Show that \(\#{{\,\mathrm{Cls}\,}}\mathcal {O}=1\) for \(D=2,3\). (The case \(D=2\) is the Hurwitz order and \(D=3\) is considered in Exercise 11.11. In fact, these orders are Euclidean with respect to the reduced norm: see the next exercise.)

(c):

Show that if D is a squarefree positive integer with an odd number of prime factors and \(\varphi (D)/12 \in \{1,1/2,1/3\}\), then \(D \in \{5,7,13,42\}\).

(d):

Prove that \(\#{{\,\mathrm{Cls}\,}}\mathcal {O}=1\) for \(D=5,7,13\) (cf. Exercise 17.10).

(e):

Show that \(\#{{\,\mathrm{Cls}\,}}\mathcal {O}=2\) for \(D=42\).

  1. 6.

    Let \(\mathcal {O}\) be a definite quaternion order over \(\mathbb Z \). If \(\mathcal {O}\) is Euclidean, then \(\#{{\,\mathrm{Cls}\,}}\mathcal {O}=1\), and we saw in 11.3.1 that the Hurwitz order \(\mathcal {O}\) of discriminant \(D=2\) is Euclidean with respect to the reduced norm.

    1. (a)

      Show that if \(\mathcal {O}\) is norm Euclidean, then \(\mathcal {O}\) is maximal.

    2. (b)

      Show that \(\mathcal {O}\) is Euclidean with respect to the reduced norm if and only if for all \(\gamma \in B\), there exists \(\mu \in \mathcal {O}\) such that \({{\,\mathrm{nrd}\,}}(\gamma -\mu )<1\).

    3. (c)

      Show that if \(\mathcal {O}\) is maximal, then \(\mathcal {O}\) is norm Euclidean if and only if \(D=2,3,5\).

  2. 7.

    Generalizing the previous exercise, we may ask for the Euclidean ideal classes in maximal orders.
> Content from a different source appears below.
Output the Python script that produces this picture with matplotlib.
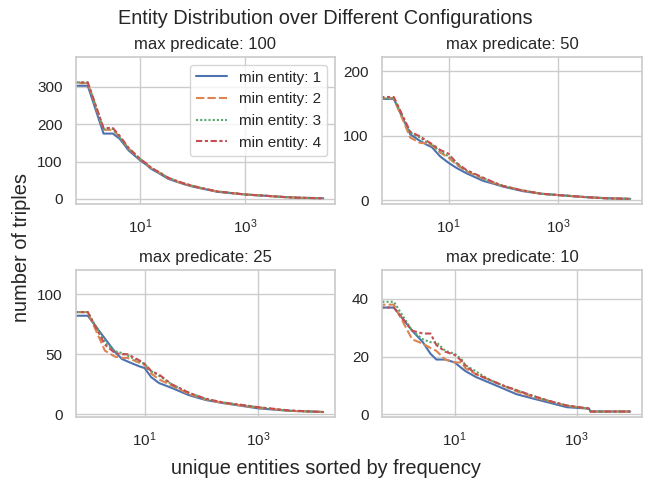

We will show that there are no nonprincipal Euclidean two-sided ideal classes in maximal definite quaternion orders over \(\mathbb Z \). [This exercise was suggested by Pete L. Clark.]
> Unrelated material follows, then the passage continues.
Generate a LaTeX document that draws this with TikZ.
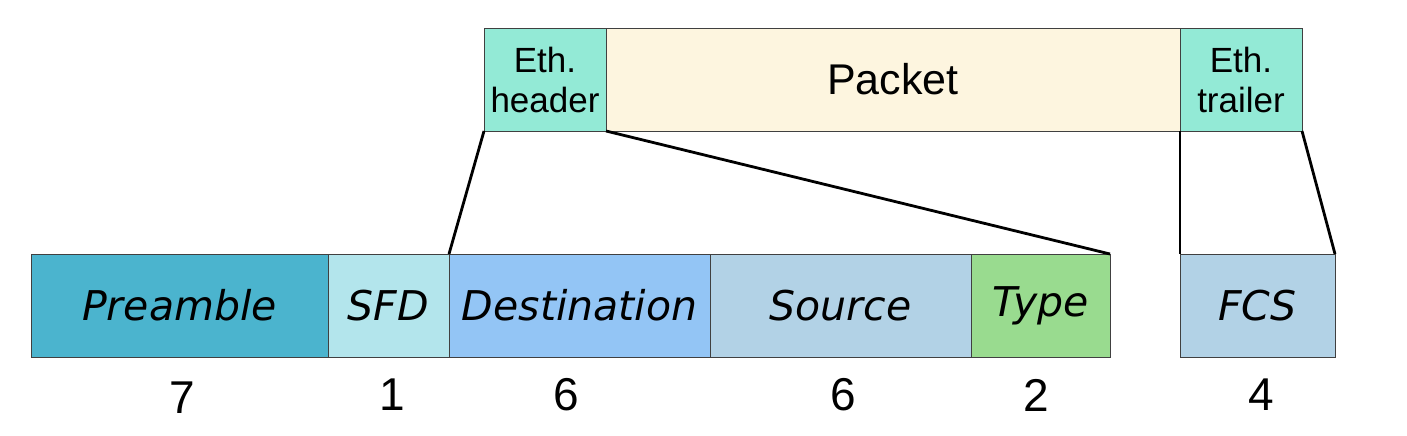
\documentclass[tikz,border=0pt]{standalone}
\usepackage{fontspec}
\setmainfont{Liberation Sans}
\newfontfamily\handfont{DejaVu Sans}
\begin{document}
\begin{tikzpicture}[x=1pt,y=-1pt,
  box/.style={draw=black!75, line width=0.9pt, inner sep=0pt, outer sep=0pt, minimum height=103pt},
  hand/.style={font=\handfont\itshape\fontsize{41}{44}\selectfont},
  top/.style={font=\fontsize{35}{40}\selectfont, align=center},
  num/.style={font=\fontsize{46}{50}\selectfont},
  conn/.style={line width=2.8pt, black}]
\useasboundingbox (0,0) rectangle (1407,436);
\definecolor{cpre}{HTML}{4BB4CE}
\definecolor{csfd}{HTML}{B3E5EC}
\definecolor{cdst}{HTML}{93C5F5}
\definecolor{csrc}{HTML}{B2D2E6}
\definecolor{ctyp}{HTML}{99DB8F}
\definecolor{ceth}{HTML}{93EAD6}
\definecolor{cpkt}{HTML}{FDF5DF}
% top row
\node[box, fill=ceth, minimum width=122pt, top] (eh) at (545,79.5) {Eth.\\header};
\node[box, fill=cpkt, minimum width=574pt, font=\fontsize{43}{46}\selectfont] (pkt) at (893,79.5) {Packet};
\node[box, fill=ceth, minimum width=122pt, top] (et) at (1241,79.5) {Eth.\\trailer};
% bottom row
\node[box, fill=cpre, minimum width=297pt, hand] (pre) at (179.5,305.5) {Preamble};
\node[box, fill=csfd, minimum width=121pt, hand] (sfd) at (388.5,305.5) {SFD};
\node[box, fill=cdst, minimum width=261pt, hand] (dst) at (579.5,305.5) {Destination};
\node[box, fill=csrc, minimum width=261pt, hand] (src) at (840.5,305.5) {Source};
\node[box, fill=ctyp, minimum width=139pt, hand] (typ) at (1040.5,305.5) {Type};
\node[box, fill=csrc, minimum width=155pt, hand] (fcs) at (1257.5,305.5) {FCS};
% numbers
\node[num] (n1) at (182,398) {7};
\node[num] (n2) at (392,395) {1};
\node[num] (n3) at (566,395) {6};
\node[num] (n4) at (843,395) {6};
\node[num] (n5) at (1036,395) {2};
\node[num] (n6) at (1261,395) {4};
% connectors
\draw[conn] (eh.south west) -- (dst.north west);
\draw[conn] (eh.south east) -- (typ.north east);
\draw[conn] (et.south west) -- (fcs.north west);
\draw[conn] (et.south east) -- (fcs.north east);
\end{tikzpicture}
\end{document}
    Let \(\mathcal {O}\) be a maximal definite quaternion order over \(\mathbb Z \) of discriminant D, and let I be a two-sided \(\mathcal {O}\)-ideal. We say that I is (norm) Euclidean  if for all \(\gamma \in B\), there exists \(\mu \in I\) such that \({{\,\mathrm{nrd}\,}}(\gamma -\mu )<{{\,\mathrm{nrd}\,}}(I)\).

    1. (a)

      Show that if I is principal, then I is Euclidean if and only if \(\mathcal {O}\) is Euclidean. In general, show that I is Euclidean if and only if \(\alpha I\) is Euclidean for all \(\alpha \in B^\times \), so we may ask if [I] is Euclidean.

    2. (b)

      Show that if [I] is nontrivial and Euclidean, then \(\#{{\,\mathrm{Cls}\,}}\mathcal {O}=2\) and \({{\,\mathrm{Pic}\,}}_\mathbb{Z }(\mathcal {O})\) is cyclic, generated by [I]. [Hint: argue by induction on \({{\,\mathrm{nrd}\,}}(J)\). Then use the fact that \({{\,\mathrm{Pic}\,}}(\mathcal {O})\) is a group of exponent 2.]

    3. (c)

      Show that \(\#{{\,\mathrm{Cls}\,}}\mathcal {O}=2\) if and only if \(D=11,17,19,30,42,70,78\).

    4. (d)

      Show that \({{\,\mathrm{Pic}\,}}_\mathbb{Z }(\mathcal {O})=1\) for \(D=11,17,19\), and for the remaining discriminants \(D=30,42,70,78\) that the nontrivial class [I] is not norm Euclidean.